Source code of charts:

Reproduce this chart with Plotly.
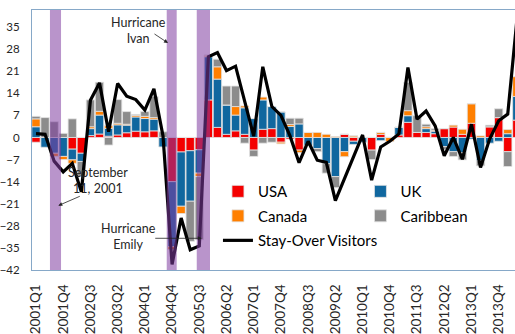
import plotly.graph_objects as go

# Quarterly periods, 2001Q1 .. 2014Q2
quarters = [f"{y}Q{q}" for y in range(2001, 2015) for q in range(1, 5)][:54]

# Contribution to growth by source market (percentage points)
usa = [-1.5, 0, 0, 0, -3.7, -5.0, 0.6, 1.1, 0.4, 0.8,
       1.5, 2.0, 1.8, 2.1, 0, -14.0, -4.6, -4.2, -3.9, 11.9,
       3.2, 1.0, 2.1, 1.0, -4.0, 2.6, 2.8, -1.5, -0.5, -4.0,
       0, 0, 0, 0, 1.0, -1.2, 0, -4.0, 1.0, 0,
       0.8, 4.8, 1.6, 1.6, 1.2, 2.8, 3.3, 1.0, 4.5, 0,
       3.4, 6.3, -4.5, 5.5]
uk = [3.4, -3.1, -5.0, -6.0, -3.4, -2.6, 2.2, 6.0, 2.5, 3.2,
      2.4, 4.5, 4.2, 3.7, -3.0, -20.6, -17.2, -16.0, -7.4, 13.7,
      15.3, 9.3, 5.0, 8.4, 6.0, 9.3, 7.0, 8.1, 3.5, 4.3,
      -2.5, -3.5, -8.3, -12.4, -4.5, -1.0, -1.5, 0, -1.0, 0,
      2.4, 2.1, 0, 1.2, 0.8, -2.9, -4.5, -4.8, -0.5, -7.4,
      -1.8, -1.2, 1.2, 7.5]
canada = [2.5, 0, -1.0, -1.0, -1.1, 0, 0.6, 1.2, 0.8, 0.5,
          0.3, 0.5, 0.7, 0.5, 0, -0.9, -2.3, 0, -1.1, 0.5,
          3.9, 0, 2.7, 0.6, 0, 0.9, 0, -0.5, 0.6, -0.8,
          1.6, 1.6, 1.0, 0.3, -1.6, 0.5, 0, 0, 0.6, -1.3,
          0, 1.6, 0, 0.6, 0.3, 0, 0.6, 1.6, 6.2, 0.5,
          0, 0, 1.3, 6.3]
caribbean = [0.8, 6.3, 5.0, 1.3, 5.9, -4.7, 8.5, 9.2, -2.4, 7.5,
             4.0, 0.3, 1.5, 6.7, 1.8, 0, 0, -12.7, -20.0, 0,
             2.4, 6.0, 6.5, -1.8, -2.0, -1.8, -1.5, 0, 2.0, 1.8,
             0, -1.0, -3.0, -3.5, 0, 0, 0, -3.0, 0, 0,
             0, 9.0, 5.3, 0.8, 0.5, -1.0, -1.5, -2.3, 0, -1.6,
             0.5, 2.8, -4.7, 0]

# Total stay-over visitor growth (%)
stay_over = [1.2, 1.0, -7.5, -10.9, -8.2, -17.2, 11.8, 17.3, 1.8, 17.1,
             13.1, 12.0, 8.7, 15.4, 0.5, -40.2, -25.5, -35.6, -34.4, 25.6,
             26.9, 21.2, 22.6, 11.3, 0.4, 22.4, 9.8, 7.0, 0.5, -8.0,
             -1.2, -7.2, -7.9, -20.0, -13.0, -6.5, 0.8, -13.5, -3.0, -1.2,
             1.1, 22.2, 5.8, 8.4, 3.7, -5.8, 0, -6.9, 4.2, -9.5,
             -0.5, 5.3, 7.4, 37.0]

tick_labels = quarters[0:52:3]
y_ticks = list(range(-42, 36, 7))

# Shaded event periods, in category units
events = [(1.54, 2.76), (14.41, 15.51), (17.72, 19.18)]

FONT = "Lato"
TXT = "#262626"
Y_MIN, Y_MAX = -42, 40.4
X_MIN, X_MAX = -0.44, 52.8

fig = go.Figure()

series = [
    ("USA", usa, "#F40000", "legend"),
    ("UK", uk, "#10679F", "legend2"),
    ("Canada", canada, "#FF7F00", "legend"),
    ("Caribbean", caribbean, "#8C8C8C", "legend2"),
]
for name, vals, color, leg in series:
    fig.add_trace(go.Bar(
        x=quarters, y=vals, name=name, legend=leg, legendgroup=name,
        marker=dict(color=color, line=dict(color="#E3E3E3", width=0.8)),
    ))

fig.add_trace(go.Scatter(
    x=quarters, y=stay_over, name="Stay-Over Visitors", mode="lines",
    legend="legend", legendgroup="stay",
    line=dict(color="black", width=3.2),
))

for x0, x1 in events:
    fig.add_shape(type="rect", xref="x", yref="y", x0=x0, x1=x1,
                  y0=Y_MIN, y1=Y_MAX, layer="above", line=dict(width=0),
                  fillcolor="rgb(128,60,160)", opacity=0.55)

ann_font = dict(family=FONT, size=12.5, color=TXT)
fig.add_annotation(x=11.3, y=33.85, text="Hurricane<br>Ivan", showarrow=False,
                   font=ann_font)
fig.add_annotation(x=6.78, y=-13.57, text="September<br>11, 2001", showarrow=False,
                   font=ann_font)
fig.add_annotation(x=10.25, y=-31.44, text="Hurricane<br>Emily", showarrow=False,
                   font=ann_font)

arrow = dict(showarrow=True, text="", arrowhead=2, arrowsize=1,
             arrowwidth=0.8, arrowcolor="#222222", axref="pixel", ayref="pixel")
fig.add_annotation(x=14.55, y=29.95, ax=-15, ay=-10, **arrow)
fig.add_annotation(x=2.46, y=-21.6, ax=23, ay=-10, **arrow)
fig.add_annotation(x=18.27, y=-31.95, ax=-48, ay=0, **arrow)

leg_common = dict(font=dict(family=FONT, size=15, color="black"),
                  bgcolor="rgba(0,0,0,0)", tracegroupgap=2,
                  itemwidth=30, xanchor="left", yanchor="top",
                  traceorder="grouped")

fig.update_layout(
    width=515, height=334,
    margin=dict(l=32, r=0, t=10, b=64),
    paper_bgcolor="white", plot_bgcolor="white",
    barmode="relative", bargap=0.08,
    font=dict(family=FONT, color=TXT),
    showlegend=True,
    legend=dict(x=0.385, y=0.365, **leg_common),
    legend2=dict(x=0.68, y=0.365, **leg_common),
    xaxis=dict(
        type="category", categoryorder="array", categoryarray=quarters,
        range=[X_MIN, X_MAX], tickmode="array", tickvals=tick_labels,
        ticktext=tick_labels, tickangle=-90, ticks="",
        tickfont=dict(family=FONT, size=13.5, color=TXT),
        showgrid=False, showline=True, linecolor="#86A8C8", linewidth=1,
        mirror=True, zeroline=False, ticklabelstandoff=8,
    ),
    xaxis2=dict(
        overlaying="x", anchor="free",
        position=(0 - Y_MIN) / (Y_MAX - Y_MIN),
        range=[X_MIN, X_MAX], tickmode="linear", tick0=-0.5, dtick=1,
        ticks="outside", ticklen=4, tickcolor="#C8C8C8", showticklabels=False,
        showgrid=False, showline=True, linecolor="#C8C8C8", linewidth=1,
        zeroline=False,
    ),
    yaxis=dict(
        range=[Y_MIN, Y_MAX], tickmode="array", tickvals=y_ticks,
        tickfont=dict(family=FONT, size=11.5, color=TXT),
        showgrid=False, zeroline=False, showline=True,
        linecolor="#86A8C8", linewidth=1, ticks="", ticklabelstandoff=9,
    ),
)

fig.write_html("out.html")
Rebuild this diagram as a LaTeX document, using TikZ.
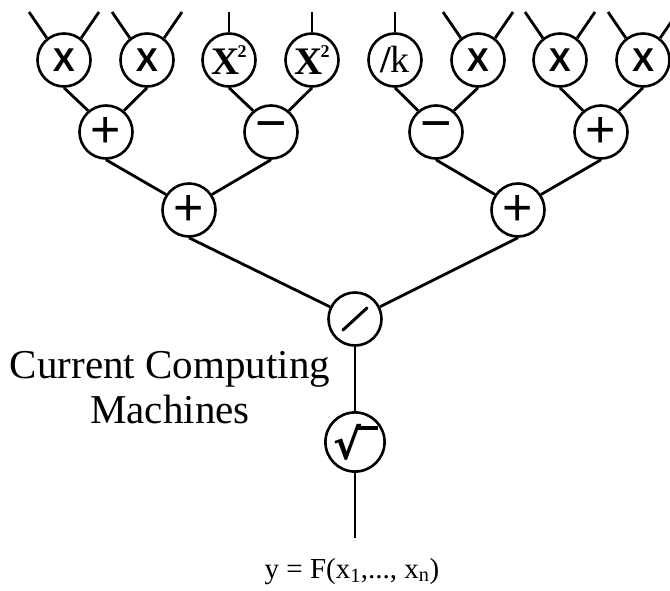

**EXERCISE DESCRIPTION:**
Repeat the listing above exactly, with no pictures.

**OUTPUT OF THE EXERCISE:**
Reproduce this chart with Plotly.
import plotly.graph_objects as go

# Quarterly periods, 2001Q1 .. 2014Q2
quarters = [f"{y}Q{q}" for y in range(2001, 2015) for q in range(1, 5)][:54]

# Contribution to growth by source market (percentage points)
usa = [-1.5, 0, 0, 0, -3.7, -5.0, 0.6, 1.1, 0.4, 0.8,
       1.5, 2.0, 1.8, 2.1, 0, -14.0, -4.6, -4.2, -3.9, 11.9,
       3.2, 1.0, 2.1, 1.0, -4.0, 2.6, 2.8, -1.5, -0.5, -4.0,
       0, 0, 0, 0, 1.0, -1.2, 0, -4.0, 1.0, 0,
       0.8, 4.8, 1.6, 1.6, 1.2, 2.8, 3.3, 1.0, 4.5, 0,
       3.4, 6.3, -4.5, 5.5]
uk = [3.4, -3.1, -5.0, -6.0, -3.4, -2.6, 2.2, 6.0, 2.5, 3.2,
      2.4, 4.5, 4.2, 3.7, -3.0, -20.6, -17.2, -16.0, -7.4, 13.7,
      15.3, 9.3, 5.0, 8.4, 6.0, 9.3, 7.0, 8.1, 3.5, 4.3,
      -2.5, -3.5, -8.3, -12.4, -4.5, -1.0, -1.5, 0, -1.0, 0,
      2.4, 2.1, 0, 1.2, 0.8, -2.9, -4.5, -4.8, -0.5, -7.4,
      -1.8, -1.2, 1.2, 7.5]
canada = [2.5, 0, -1.0, -1.0, -1.1, 0, 0.6, 1.2, 0.8, 0.5,
          0.3, 0.5, 0.7, 0.5, 0, -0.9, -2.3, 0, -1.1, 0.5,
          3.9, 0, 2.7, 0.6, 0, 0.9, 0, -0.5, 0.6, -0.8,
          1.6, 1.6, 1.0, 0.3, -1.6, 0.5, 0, 0, 0.6, -1.3,
          0, 1.6, 0, 0.6, 0.3, 0, 0.6, 1.6, 6.2, 0.5,
          0, 0, 1.3, 6.3]
caribbean = [0.8, 6.3, 5.0, 1.3, 5.9, -4.7, 8.5, 9.2, -2.4, 7.5,
             4.0, 0.3, 1.5, 6.7, 1.8, 0, 0, -12.7, -20.0, 0,
             2.4, 6.0, 6.5, -1.8, -2.0, -1.8, -1.5, 0, 2.0, 1.8,
             0, -1.0, -3.0, -3.5, 0, 0, 0, -3.0, 0, 0,
             0, 9.0, 5.3, 0.8, 0.5, -1.0, -1.5, -2.3, 0, -1.6,
             0.5, 2.8, -4.7, 0]

# Total stay-over visitor growth (%)
stay_over = [1.2, 1.0, -7.5, -10.9, -8.2, -17.2, 11.8, 17.3, 1.8, 17.1,
             13.1, 12.0, 8.7, 15.4, 0.5, -40.2, -25.5, -35.6, -34.4, 25.6,
             26.9, 21.2, 22.6, 11.3, 0.4, 22.4, 9.8, 7.0, 0.5, -8.0,
             -1.2, -7.2, -7.9, -20.0, -13.0, -6.5, 0.8, -13.5, -3.0, -1.2,
             1.1, 22.2, 5.8, 8.4, 3.7, -5.8, 0, -6.9, 4.2, -9.5,
             -0.5, 5.3, 7.4, 37.0]

tick_labels = quarters[0:52:3]
y_ticks = list(range(-42, 36, 7))

# Shaded event periods, in category units
events = [(1.54, 2.76), (14.41, 15.51), (17.72, 19.18)]

FONT = "Lato"
TXT = "#262626"
Y_MIN, Y_MAX = -42, 40.4
X_MIN, X_MAX = -0.44, 52.8

fig = go.Figure()

series = [
    ("USA", usa, "#F40000", "legend"),
    ("UK", uk, "#10679F", "legend2"),
    ("Canada", canada, "#FF7F00", "legend"),
    ("Caribbean", caribbean, "#8C8C8C", "legend2"),
]
for name, vals, color, leg in series:
    fig.add_trace(go.Bar(
        x=quarters, y=vals, name=name, legend=leg, legendgroup=name,
        marker=dict(color=color, line=dict(color="#E3E3E3", width=0.8)),
    ))

fig.add_trace(go.Scatter(
    x=quarters, y=stay_over, name="Stay-Over Visitors", mode="lines",
    legend="legend", legendgroup="stay",
    line=dict(color="black", width=3.2),
))

for x0, x1 in events:
    fig.add_shape(type="rect", xref="x", yref="y", x0=x0, x1=x1,
                  y0=Y_MIN, y1=Y_MAX, layer="above", line=dict(width=0),
                  fillcolor="rgb(128,60,160)", opacity=0.55)

ann_font = dict(family=FONT, size=12.5, color=TXT)
fig.add_annotation(x=11.3, y=33.85, text="Hurricane<br>Ivan", showarrow=False,
                   font=ann_font)
fig.add_annotation(x=6.78, y=-13.57, text="September<br>11, 2001", showarrow=False,
                   font=ann_font)
fig.add_annotation(x=10.25, y=-31.44, text="Hurricane<br>Emily", showarrow=False,
                   font=ann_font)

arrow = dict(showarrow=True, text="", arrowhead=2, arrowsize=1,
             arrowwidth=0.8, arrowcolor="#222222", axref="pixel", ayref="pixel")
fig.add_annotation(x=14.55, y=29.95, ax=-15, ay=-10, **arrow)
fig.add_annotation(x=2.46, y=-21.6, ax=23, ay=-10, **arrow)
fig.add_annotation(x=18.27, y=-31.95, ax=-48, ay=0, **arrow)

leg_common = dict(font=dict(family=FONT, size=15, color="black"),
                  bgcolor="rgba(0,0,0,0)", tracegroupgap=2,
                  itemwidth=30, xanchor="left", yanchor="top",
                  traceorder="grouped")

fig.update_layout(
    width=515, height=334,
    margin=dict(l=32, r=0, t=10, b=64),
    paper_bgcolor="white", plot_bgcolor="white",
    barmode="relative", bargap=0.08,
    font=dict(family=FONT, color=TXT),
    showlegend=True,
    legend=dict(x=0.385, y=0.365, **leg_common),
    legend2=dict(x=0.68, y=0.365, **leg_common),
    xaxis=dict(
        type="category", categoryorder="array", categoryarray=quarters,
        range=[X_MIN, X_MAX], tickmode="array", tickvals=tick_labels,
        ticktext=tick_labels, tickangle=-90, ticks="",
        tickfont=dict(family=FONT, size=13.5, color=TXT),
        showgrid=False, showline=True, linecolor="#86A8C8", linewidth=1,
        mirror=True, zeroline=False, ticklabelstandoff=8,
    ),
    xaxis2=dict(
        overlaying="x", anchor="free",
        position=(0 - Y_MIN) / (Y_MAX - Y_MIN),
        range=[X_MIN, X_MAX], tickmode="linear", tick0=-0.5, dtick=1,
        ticks="outside", ticklen=4, tickcolor="#C8C8C8", showticklabels=False,
        showgrid=False, showline=True, linecolor="#C8C8C8", linewidth=1,
        zeroline=False,
    ),
    yaxis=dict(
        range=[Y_MIN, Y_MAX], tickmode="array", tickvals=y_ticks,
        tickfont=dict(family=FONT, size=11.5, color=TXT),
        showgrid=False, zeroline=False, showline=True,
        linecolor="#86A8C8", linewidth=1, ticks="", ticklabelstandoff=9,
    ),
)

fig.write_html("out.html")
Rebuild this diagram as a LaTeX document, using TikZ.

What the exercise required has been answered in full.